You'll have to excuse Iowa fans if they gag at the sight of purple. For the fifth time in six years, Northwestern (7-3) knocked off the Hawkeyes (7-3), this time by the score of 21-17
Against both Michigan State and Penn State, Pat Fitzgerald's team opened big first-half leads only to watch its opponent win going away. This time, Northwestern pulled the comeback. Quarterback Dan Persa (31-of-42, 302 yards; 17 rushes for 59 yards) led fourth-quarter touchdown drives of 85 and 91 yards, the latter of which culminated with a 20-yard cross-field touchdown pass (with Iowa star Adrian Clayborn closing in on him) with 1:22 left to complete the rally from what had been a 17-7 deficit.

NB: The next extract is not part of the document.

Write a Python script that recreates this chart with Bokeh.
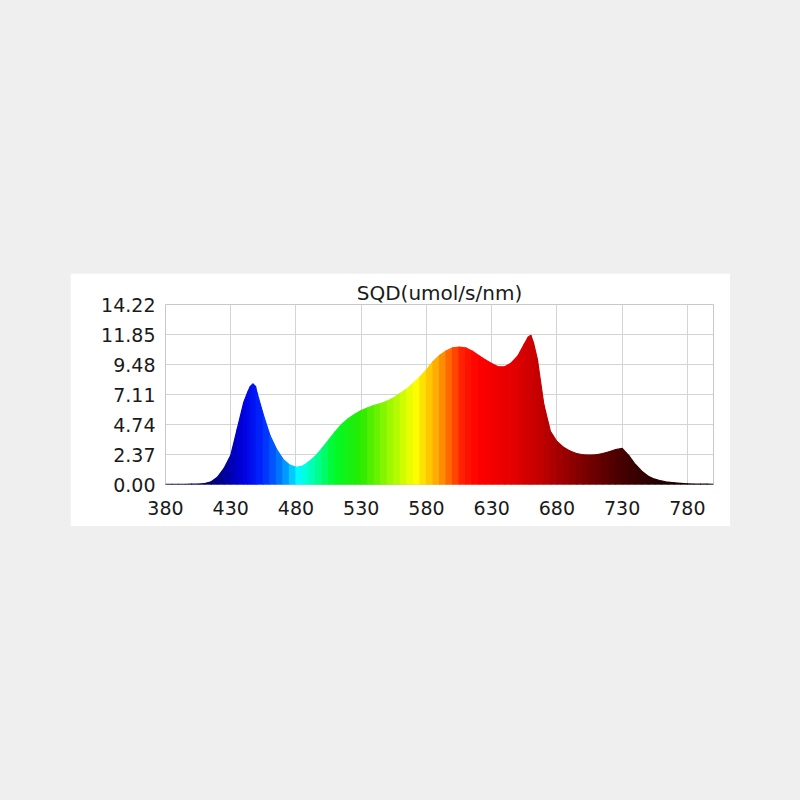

Unfortunately for Northwestern, the celebration was muted. Persa was hurt on the final play (though strangely, replays showed no one touched him, and he seemed fine until after the play was over), and Fitzgerald announced afterward that the junior -- who would have been a prime contender for Big Ten player of the year -- will miss the rest of the season with a ruptured Achilles' tendon. That's a devastating blow for a team looking to raise its bowl stock. Meanwhile, the result doesn't affect the Big Ten race too much, other than by reducing the contenders to three. Iowa needed a lot of help to begin with, including a loss by...
Tell us again why the BCS felt the need to remove margin-of-victory from the BCS computers? Coaches still know style points matter in the human polls, and No. 6 Wisconsin (9-1) scored a whole bunch of them in an 83-20 -- yes, 83-20 -- rout of Indiana
Badgers coach Bret Bielema will inevitably take heat (again) for poor sportsmanship, but short of taking a knee the entire fourth quarter, I'm not sure what the Badgers could have done. Their three fourth-quarter touchdowns came on a pick-six, a pass from a redshirt freshman quarterback to a redshirt freshman receiver and a run by a fourth-string tailback. Either way, I don't entirely blame Bielema for keeping his foot on the gas knowing Wisconsin's circumstances.
If Ohio State beats Iowa next week, the Badgers are looking at a possible three-way tie for the Big Ten's Rose Bowl berth with the Buckeyes and Michigan State. The Badgers beat Ohio State, but because the Spartans and Buckeyes don't play, the tie would be determined by highest BCS ranking, and Ohio State is just two spots behind Wisconsin. Bielema may have been playing defense with his offense.
If the Hawkeyes beat the Buckeyes next week, Michigan State will be in the driver's seat due to its win over Wisconsin.
In an otherwise miserable debut season for Tennessee coach Derek Dooley, freshman quarterback Tyler Bray has been a bright spot. Saturday, in his third start, Bray lit up Ole Miss for 323 yards and three touchdowns to lead the Vols (4-6) to their first SEC win
Bray was a lanky, lightly recruited prospect out of San Diego who former coach Lane Kiffin took a chance on due to the program's dire quarterback depth. Kiffin may have left scorched earth on his way out of Knoxville, but at least he left behind a budding star.